Energy in density gradient

TL;DR

This paper quantifies the energy stored in density gradients of inhomogeneous plasmas, revealing its potential to power heating mechanisms like drift wave instability in solar corona models.

Contribution

It calculates the energy in density gradients for specific profiles, linking inhomogeneity energy to plasma heating, especially in solar corona contexts.

Findings

Energy in density gradients can exceed energy losses in the corona.

Moderate density increases can store enough energy for heating.

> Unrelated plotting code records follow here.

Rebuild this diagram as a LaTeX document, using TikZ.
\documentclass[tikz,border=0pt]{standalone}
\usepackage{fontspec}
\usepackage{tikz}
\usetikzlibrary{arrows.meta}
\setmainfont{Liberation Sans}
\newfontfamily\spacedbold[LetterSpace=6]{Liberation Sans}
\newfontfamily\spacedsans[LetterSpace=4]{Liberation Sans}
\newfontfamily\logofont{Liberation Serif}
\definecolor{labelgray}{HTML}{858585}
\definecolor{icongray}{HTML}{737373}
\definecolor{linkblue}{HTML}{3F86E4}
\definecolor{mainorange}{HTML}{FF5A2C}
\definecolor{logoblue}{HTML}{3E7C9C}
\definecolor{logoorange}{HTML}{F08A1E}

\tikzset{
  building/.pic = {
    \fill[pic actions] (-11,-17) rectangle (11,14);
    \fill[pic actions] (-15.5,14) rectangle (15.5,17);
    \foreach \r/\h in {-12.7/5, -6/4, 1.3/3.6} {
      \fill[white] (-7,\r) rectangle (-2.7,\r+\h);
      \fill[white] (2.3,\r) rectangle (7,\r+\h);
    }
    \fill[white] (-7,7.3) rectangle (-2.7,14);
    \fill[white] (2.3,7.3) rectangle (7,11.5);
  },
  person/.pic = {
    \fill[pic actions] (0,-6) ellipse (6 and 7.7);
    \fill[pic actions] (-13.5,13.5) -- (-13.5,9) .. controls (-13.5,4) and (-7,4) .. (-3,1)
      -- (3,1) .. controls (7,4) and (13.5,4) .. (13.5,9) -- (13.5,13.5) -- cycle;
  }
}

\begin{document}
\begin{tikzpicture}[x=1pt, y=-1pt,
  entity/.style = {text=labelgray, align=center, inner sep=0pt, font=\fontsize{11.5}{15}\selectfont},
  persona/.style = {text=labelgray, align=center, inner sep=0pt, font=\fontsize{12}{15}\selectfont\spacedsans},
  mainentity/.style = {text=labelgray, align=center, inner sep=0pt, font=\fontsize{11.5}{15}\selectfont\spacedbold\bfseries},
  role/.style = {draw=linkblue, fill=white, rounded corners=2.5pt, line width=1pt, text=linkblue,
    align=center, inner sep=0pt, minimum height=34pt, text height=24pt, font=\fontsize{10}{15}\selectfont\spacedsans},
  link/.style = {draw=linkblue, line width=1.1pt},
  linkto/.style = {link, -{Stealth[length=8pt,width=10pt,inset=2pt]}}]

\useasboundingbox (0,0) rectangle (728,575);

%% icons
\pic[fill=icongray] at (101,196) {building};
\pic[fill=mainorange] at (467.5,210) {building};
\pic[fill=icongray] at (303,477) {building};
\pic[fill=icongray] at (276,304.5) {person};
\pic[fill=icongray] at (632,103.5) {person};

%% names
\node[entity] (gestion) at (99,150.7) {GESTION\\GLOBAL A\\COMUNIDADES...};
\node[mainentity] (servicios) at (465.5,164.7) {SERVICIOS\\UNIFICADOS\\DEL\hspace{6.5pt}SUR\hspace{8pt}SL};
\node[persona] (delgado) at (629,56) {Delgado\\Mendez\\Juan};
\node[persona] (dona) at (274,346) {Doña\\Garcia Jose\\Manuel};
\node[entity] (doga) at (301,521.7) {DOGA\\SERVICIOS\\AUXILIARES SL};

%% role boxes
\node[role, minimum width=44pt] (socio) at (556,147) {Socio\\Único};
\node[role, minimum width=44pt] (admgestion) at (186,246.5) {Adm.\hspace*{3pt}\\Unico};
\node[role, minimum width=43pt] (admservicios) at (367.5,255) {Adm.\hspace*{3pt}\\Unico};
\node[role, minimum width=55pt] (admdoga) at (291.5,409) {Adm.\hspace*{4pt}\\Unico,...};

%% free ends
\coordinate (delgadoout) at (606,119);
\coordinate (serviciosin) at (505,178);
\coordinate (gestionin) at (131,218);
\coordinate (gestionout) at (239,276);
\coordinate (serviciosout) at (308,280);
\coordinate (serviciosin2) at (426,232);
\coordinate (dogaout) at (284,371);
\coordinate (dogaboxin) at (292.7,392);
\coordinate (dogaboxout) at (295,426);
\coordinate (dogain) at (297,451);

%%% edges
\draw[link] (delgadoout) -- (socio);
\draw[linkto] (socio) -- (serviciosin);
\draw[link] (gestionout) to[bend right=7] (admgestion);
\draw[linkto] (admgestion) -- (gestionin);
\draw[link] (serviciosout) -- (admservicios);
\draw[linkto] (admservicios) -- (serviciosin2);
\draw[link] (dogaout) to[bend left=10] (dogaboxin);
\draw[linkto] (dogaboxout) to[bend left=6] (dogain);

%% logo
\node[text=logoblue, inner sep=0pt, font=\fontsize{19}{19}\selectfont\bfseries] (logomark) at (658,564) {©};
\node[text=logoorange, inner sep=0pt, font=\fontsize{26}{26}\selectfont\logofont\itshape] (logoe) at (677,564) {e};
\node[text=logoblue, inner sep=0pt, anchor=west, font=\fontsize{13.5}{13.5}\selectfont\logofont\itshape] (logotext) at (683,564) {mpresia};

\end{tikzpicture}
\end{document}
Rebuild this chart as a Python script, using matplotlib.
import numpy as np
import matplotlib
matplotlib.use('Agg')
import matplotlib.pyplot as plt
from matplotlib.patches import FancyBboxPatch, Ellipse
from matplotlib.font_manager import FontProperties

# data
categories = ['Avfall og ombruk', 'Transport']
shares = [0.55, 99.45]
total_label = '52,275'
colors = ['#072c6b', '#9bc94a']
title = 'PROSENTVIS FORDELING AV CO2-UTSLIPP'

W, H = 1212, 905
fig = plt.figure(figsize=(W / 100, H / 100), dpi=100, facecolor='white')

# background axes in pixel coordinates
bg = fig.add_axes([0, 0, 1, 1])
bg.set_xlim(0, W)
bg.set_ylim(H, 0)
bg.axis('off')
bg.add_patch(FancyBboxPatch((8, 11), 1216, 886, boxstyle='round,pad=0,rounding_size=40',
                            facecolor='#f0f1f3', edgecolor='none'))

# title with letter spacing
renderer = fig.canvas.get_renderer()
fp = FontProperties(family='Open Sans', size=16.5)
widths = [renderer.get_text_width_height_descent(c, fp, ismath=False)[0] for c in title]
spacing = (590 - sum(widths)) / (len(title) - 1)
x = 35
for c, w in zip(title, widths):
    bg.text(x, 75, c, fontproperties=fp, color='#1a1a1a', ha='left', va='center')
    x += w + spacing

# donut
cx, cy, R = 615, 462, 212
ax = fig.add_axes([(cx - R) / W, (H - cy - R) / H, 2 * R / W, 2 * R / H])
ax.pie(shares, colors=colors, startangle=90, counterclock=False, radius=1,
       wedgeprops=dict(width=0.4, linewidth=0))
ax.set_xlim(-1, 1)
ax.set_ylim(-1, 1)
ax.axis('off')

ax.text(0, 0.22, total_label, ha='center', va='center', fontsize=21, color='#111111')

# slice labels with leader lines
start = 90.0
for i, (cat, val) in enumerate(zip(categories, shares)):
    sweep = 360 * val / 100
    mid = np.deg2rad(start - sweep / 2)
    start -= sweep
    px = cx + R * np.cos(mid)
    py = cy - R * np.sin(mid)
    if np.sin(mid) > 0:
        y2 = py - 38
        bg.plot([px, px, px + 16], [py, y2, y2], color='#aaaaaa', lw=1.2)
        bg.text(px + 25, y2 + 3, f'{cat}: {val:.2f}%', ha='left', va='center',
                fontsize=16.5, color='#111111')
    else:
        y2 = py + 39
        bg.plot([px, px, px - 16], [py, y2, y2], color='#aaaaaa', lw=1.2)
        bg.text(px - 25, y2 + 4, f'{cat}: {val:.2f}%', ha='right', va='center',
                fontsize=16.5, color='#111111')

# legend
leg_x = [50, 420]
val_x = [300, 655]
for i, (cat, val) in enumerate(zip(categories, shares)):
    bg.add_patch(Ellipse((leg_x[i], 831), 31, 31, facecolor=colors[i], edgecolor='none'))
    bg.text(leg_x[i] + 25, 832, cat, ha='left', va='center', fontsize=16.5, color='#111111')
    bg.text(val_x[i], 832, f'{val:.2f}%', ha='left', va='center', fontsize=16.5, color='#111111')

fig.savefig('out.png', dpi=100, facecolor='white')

Inhomogeneity energy can be converted into heat via drift wave instability.

Abstract

Inhomogeneous plasmas and fluids contain energy stored in inhomogeneity and they naturally tend to relax into lower energy states by developing instabilities or by diffusion. But the actual amount of energy in such inhomogeneities has remained unknown. In the present work the amount of energy stored in a density gradient is calculated for several specific density profiles in a cylindric configuration. This is of practical importance for drift wave instability in various plasmas, and in particular in its application in models dealing with the heating of solar corona because the instability is accompanied with stochastic heating, so the energy contained in inhomogeneity is effectively transformed into heat. It is shown that even for a rather moderate increase of the density at the axis in magnetic structures in the corona by a factor 1.5 or 3, the amount of excess energy per unit volume stored in such a density gradient becomes several orders of magnitude greater than the amount of total energy losses per unit volume (per second) in quiet regions in the corona. Consequently, within the life-time of a magnetic structure such energy losses can easily be compensated by the stochastic drift wave heating.